GOAL OF THE EXERCISE >> Extract each line holding the word "that" from the entries.

DATASET RECORDS >>
================

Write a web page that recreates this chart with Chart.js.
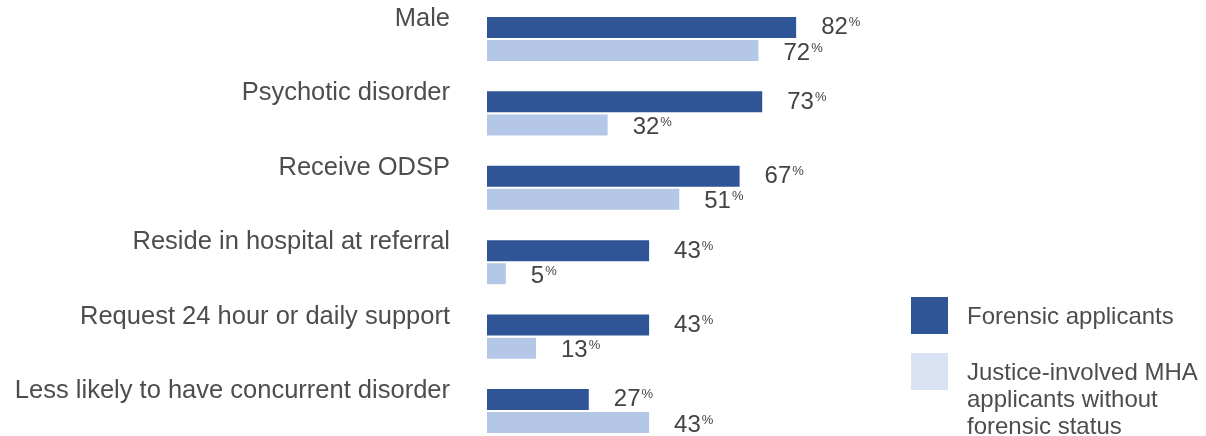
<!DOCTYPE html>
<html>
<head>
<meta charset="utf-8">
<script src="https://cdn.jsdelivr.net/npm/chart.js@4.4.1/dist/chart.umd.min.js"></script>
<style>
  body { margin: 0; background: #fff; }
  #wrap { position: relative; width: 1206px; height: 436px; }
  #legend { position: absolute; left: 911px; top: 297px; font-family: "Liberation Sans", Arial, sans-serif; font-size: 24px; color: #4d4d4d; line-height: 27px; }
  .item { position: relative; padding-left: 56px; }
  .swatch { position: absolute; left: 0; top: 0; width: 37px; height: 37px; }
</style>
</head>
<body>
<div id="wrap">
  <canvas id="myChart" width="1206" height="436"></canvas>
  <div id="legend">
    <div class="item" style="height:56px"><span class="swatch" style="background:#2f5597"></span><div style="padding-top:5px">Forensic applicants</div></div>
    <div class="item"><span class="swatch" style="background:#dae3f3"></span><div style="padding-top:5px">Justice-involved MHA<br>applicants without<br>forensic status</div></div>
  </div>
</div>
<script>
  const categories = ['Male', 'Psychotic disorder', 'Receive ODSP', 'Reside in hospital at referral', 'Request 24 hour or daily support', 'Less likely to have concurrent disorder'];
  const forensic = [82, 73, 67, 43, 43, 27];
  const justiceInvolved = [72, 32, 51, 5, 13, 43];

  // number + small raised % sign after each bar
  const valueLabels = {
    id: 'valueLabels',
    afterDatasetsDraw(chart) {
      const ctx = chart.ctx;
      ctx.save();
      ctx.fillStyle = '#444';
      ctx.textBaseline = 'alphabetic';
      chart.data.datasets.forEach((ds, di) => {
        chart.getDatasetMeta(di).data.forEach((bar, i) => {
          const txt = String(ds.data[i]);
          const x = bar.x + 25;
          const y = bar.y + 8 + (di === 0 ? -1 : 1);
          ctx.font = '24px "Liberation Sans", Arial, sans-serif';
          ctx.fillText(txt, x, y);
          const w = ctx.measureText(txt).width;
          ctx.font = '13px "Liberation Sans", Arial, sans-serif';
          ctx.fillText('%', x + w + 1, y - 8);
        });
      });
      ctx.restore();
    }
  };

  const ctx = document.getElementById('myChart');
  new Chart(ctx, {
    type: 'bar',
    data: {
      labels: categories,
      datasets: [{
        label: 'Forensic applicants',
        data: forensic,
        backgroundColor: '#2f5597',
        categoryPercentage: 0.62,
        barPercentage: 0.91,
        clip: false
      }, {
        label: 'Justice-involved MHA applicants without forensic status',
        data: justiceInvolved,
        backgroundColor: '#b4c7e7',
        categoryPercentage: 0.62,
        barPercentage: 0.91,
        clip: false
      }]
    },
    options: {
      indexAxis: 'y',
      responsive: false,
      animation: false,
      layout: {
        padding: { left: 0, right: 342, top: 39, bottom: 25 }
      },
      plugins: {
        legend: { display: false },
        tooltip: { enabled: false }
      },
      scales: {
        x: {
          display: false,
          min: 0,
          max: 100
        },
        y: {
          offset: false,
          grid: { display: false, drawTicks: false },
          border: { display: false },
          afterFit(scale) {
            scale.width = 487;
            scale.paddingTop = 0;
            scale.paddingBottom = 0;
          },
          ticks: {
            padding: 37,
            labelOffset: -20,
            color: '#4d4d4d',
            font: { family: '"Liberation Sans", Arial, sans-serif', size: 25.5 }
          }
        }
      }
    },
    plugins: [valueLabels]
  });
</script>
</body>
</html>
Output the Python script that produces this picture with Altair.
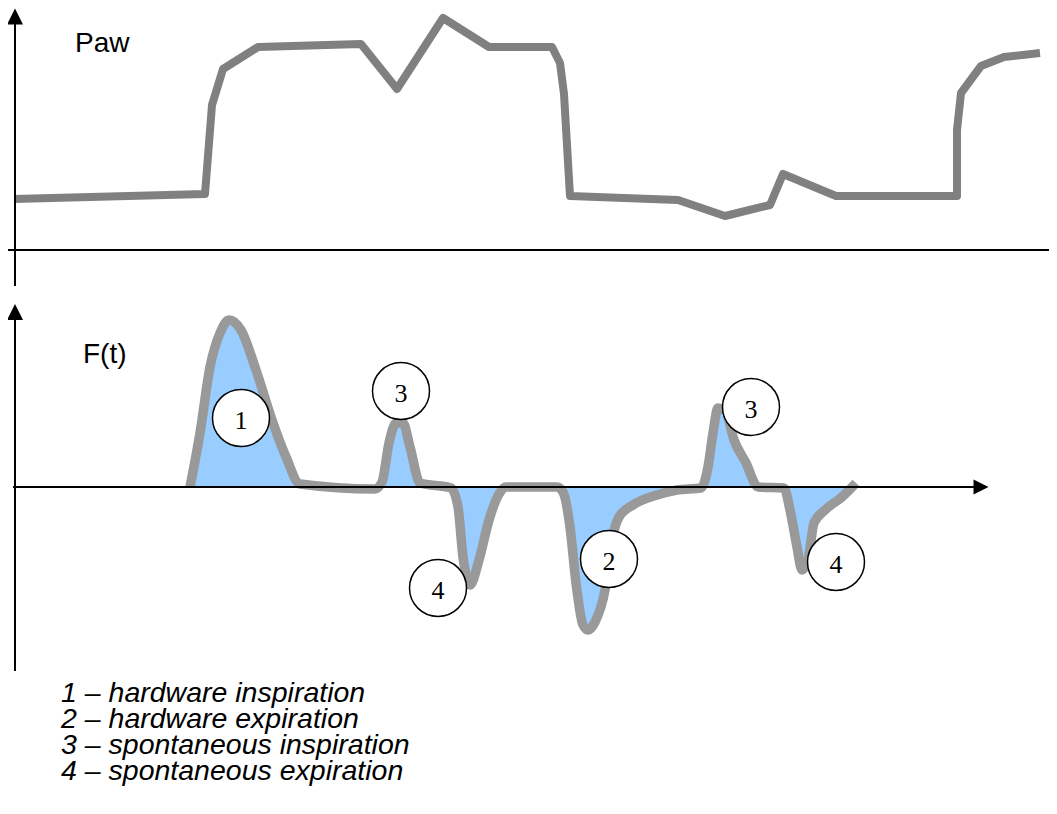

================

EXERCISE ANSWER >>
Write a web page that recreates this chart with Chart.js.
Output the Python script that produces this picture with Altair.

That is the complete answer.